Hello. I'm working with Newton's Law of Universal Gravitation which has the equation:

$\displaystyle F=(G(M1)(M2))/D^2$

Now, when you solve this for acceleration you get...

$\displaystyle A=(G(M2))/D^2$

which, and correct me if I'm wrong anywhere along the way here, is describing acceleration as a function of distance.

Now, I want to integrate this function along a time so that I may effectively describe where the object is at any given moment having been given this equation, a mass of the body whose gravity is attracting it, and starting distance and velocity.

I've been able to do so using a simple step-method where I am just calculating the acceleration at the beginning of my step, using it as a 'constant' for the entire step with constant acceleration equations to describe the movement, and then recalculating the new 'initial' speed using the old speed + my constant acceleration times the timestep and calculating my new acceleration based off of the new distance from the 'center'.

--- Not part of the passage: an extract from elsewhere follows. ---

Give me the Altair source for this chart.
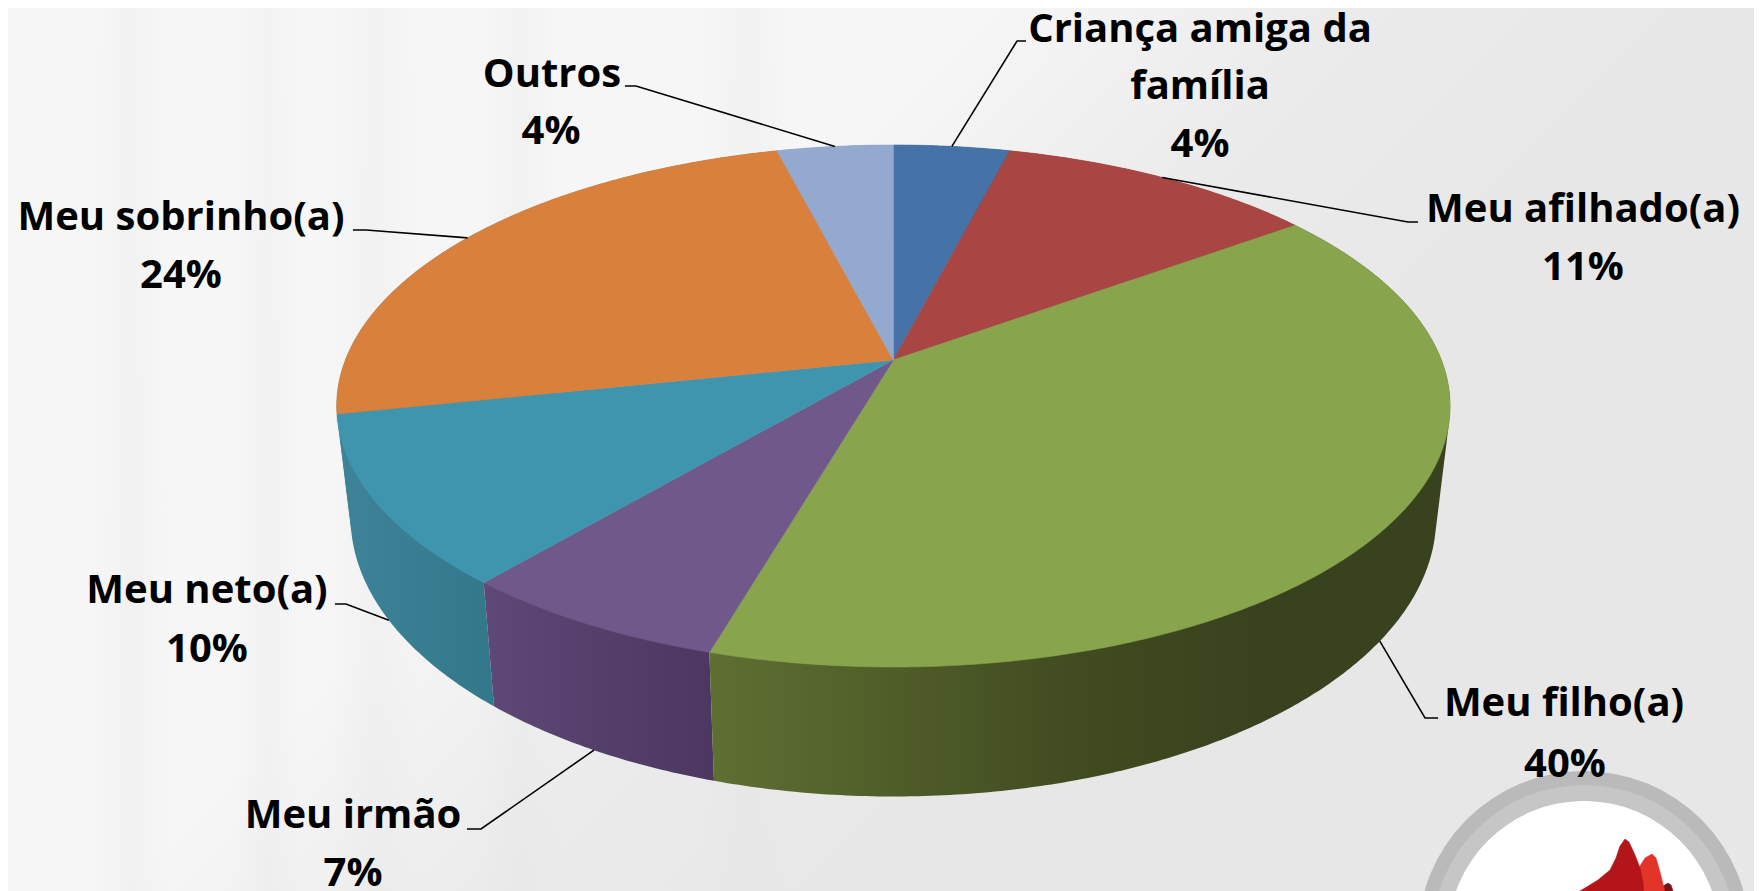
import math
import altair as alt

# ---- data ----
LABELS = ["Criança amiga da família", "Meu afilhado(a)", "Meu filho(a)", "Meu irmão",
          "Meu neto(a)", "Meu sobrinho(a)", "Outros"]
SHARES = [4.0, 11.0, 39.5, 6.7, 10.5, 24.3, 4.0]      # slice sizes as drawn
SHOWN_PCT = ["4%", "11%", "40%", "7%", "10%", "24%", "4%"]  # printed labels

# ---- styles / layout, separate from the data ----
TOP_COLORS = ["#4572A7", "#A94543", "#88A44D", "#71588B", "#4095AE", "#D8803C", "#93A9CF"]
WALL_STOPS = [
    [(0, "#38618f"), (1, "#2f5078")],
    [(0, "#8f3b39"), (1, "#7a3230")],
    [(0, "#5f6f32"), (0.5, "#404b20"), (0.75, "#38421e"), (1, "#38421e")],
    [(0, "#5e4877"), (1, "#4b3760")],
    [(0, "#3f8399"), (1, "#33778b")],
    [(0, "#3f8399"), (1, "#3a7f94")],
    [(0, "#7d90b0"), (1, "#6c7d99")],
]
W, H = 1746, 883
OFF = 8
CX, CY = 893.4 - OFF, 360 - OFF
A, B, K = 548.0, 252.9, 0.1762
FONT = "Open Sans"
FS = 40

# text lines per label, with line centres in page pixels
LABEL_LINES = [
    [("Criança amiga da", 1200, 30), ("família", 1200, 87), (SHOWN_PCT[0], 1200, 145)],
    [(LABELS[1], 1583, 210), (SHOWN_PCT[1], 1583, 268)],
    [(LABELS[2], 1564, 704), (SHOWN_PCT[2], 1565, 765)],
    [(LABELS[3], 353, 816), (SHOWN_PCT[3], 353, 874)],
    [(LABELS[4], 207, 591), (SHOWN_PCT[4], 207, 650)],
    [(LABELS[5], 181, 218), (SHOWN_PCT[5], 181, 276)],
    [(LABELS[6], 552, 75), (SHOWN_PCT[6], 551, 132)],
]
# leader: elbow and end next to the text, in page pixels; the third item says if it meets the wall
LEADERS = [
    ((1017, 41), (1026, 41), False),
    ((1408, 222), (1418, 222), False),
    ((1425, 718), (1438, 718), True),
    ((481, 829), (467, 829), True),
    ((346, 604), (335, 604), True),
    ((366, 230), (353, 230), False),
    ((636, 86), (625, 86), False),
]
# soft vertical streaks of the backdrop: left and right edge in page pixels
STREAKS = [(90, 170), (235, 300), (480, 560), (700, 790), (330, 420)]


def rim(theta, lower=False):
    """Perspective image of the unit circle (theta clockwise from 12 o'clock, in chart px)."""
    u, v = math.sin(theta), math.cos(theta)
    d = 1 + K * v
    x, yup = A * u / d, B * v / d
    if lower:
        return CX + 0.975 * x, CY + 1.07 * (-yup) + 108
    return CX + x, CY - yup


def arc_pts(t0, t1, lower=False):
    n = max(3, int(abs(t1 - t0) / 0.01))
    return [rim(t0 + (t1 - t0) * i / n, lower) for i in range(n + 1)]


def hull(points):
    pts = sorted(set(points))

    def half(seq):
        out = []
        for p in seq:
            while len(out) > 1 and ((out[-1][0] - out[-2][0]) * (p[1] - out[-2][1])
                                    - (out[-1][1] - out[-2][1]) * (p[0] - out[-2][0])) <= 0:
                out.pop()
            out.append(p)
        return out[:-1]

    return half(pts) + half(pts[::-1])


def feature(ring):
    ring = [list(p) for p in ring]
    if ring[0] != ring[-1]:
        ring.append(ring[0])
    return {"type": "Feature", "properties": {}, "geometry": {"type": "Polygon", "coordinates": [ring]}}


PROJ = dict(type="identity", scale=1, translate=[0, 0])


def shape(ring, fill):
    kw = dict(fill=fill)
    if isinstance(fill, str):
        kw.update(stroke=fill, strokeWidth=0.6)
    else:
        kw.update(strokeWidth=0)
    return alt.Chart(alt.Data(values=[feature(ring)])).mark_geoshape(**kw).project(**PROJ)


def grad(stops, x2=1, y2=0):
    return alt.Gradient(gradient="linear", x1=0, x2=x2, y1=0, y2=y2,
                        stops=[alt.GradientStop(offset=o, color=c) for o, c in stops])


# cumulative angles from the shares
total = sum(SHARES)
edges = [0.0]
for s in SHARES:
    edges.append(edges[-1] + s / total * 2 * math.pi)

one = alt.Data(values=[{"a": 1}])
layers = []

# backdrop
layers.append(alt.Chart(one).mark_rect(
    fill=grad([(0, "#f7f7f7"), (0.45, "#f6f6f6"), (0.62, "#ebebeb"), (0.8, "#e7e7e7"), (1, "#e7e7e7")], y2=0.5)
).encode(x=alt.value(0), x2=alt.value(W), y=alt.value(0), y2=alt.value(H)))
for a, b in STREAKS:
    layers.append(alt.Chart(one).mark_rect(
        fill=grad([(0, "rgba(225,225,225,0)"), (0.5, "rgba(225,225,225,0.22)"), (1, "rgba(225,225,225,0)")])
    ).encode(x=alt.value(a - OFF), x2=alt.value(b - OFF), y=alt.value(0), y2=alt.value(H)))

# logo
LOGO_X, LOGO_Y = 1584 - OFF, 937 - OFF
layers.append(alt.Chart(one).mark_arc(
    radius=136, radius2=166, theta=0, theta2=2 * math.pi, fill="#bababa"
).encode(x=alt.value(LOGO_X), y=alt.value(LOGO_Y)))
layers.append(alt.Chart(one).mark_arc(
    radius=136, radius2=152, theta=0, theta2=2 * math.pi, fill="#c6c6c6"
).encode(x=alt.value(LOGO_X), y=alt.value(LOGO_Y)))
layers.append(alt.Chart(one).mark_arc(
    radius=0, radius2=136, theta=0, theta2=2 * math.pi, fill="#ffffff"
).encode(x=alt.value(LOGO_X), y=alt.value(LOGO_Y)))
FLAMES = [
    ("#7f1015", [(1656, 900), (1660, 888), (1668, 883), (1671, 885), (1676, 900)]),
    ("#e3342a", [(1640, 866), (1645, 858), (1652, 854), (1656, 858), (1660, 872), (1664, 888), (1666, 900), (1630, 900)]),
    ("#b3151b", [(1625, 839), (1629, 842), (1635, 855), (1640, 868), (1643, 882), (1644, 900), (1566, 900), (1580, 891),
                 (1598, 880), (1610, 870), (1616, 858), (1620, 846)]),
]
for col, pts in FLAMES:
    layers.append(shape([(x - OFF, y - OFF) for x, y in pts], col))

# walls: hull of the rim arc and the lower rim arc
order = [0, 1, 6, 5, 4, 3, 2]
for i in order:
    t0, t1 = edges[i], edges[i + 1]
    layers.append(shape(hull(arc_pts(t0, t1) + arc_pts(t0, t1, lower=True)), grad(WALL_STOPS[i])))

# top faces
for i in range(len(SHARES)):
    t0, t1 = edges[i], edges[i + 1]
    layers.append(shape([(CX, CY)] + arc_pts(t0, t1), TOP_COLORS[i]))

# leaders
xs = alt.Scale(domain=[0, W], range=[0, W], nice=False, zero=False)
ys = alt.Scale(domain=[0, H], range=[0, H], nice=False, zero=False)
rows = []
for i, (elbow, end, wall) in enumerate(LEADERS):
    ax, ay = rim((edges[i] + edges[i + 1]) / 2, lower=wall)
    for j, (x, y) in enumerate([(ax, ay), (elbow[0] - OFF, elbow[1] - OFF), (end[0] - OFF, end[1] - OFF)]):
        rows.append({"s": LABELS[i], "o": j, "x": x, "y": y})
layers.append(alt.Chart(alt.Data(values=rows)).mark_line(color="#000000", strokeWidth=1.6).encode(
    x=alt.X("x:Q", scale=xs, axis=None), y=alt.Y("y:Q", scale=ys, axis=None),
    detail="s:N", order="o:Q"))

# text
trows = [{"t": t, "x": x - OFF, "y": y - OFF} for lines in LABEL_LINES for t, x, y in lines]
layers.append(alt.Chart(alt.Data(values=trows)).mark_text(
    font=FONT, fontSize=FS, fontWeight="bold", color="#000000", align="center", baseline="middle"
).encode(x=alt.X("x:Q", scale=xs, axis=None), y=alt.Y("y:Q", scale=ys, axis=None), text="t:N"))

chart = alt.layer(*layers).properties(
    width=W, height=H, padding=0, autosize=alt.AutoSizeParams(type="none"), background="#eeeeee"
).configure_view(stroke=None)

chart.save("out.html", embed_options={"renderer": "svg", "actions": False})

This method works, but in order to increase accuracy I've been trying to fathom how to incorporate Runge-Kutta into the problem... but is this possible?

Runge-Kutta requires ordinary differential equations, but I'm not sure my equation falls in that category as it effectively is yielding a number in "distance per time" but is a function of distance, not time... can anyone help clarify this for me if I am wrong, or confirm for me that Runge-Kutta is, infact, inapplicable as I've come to think?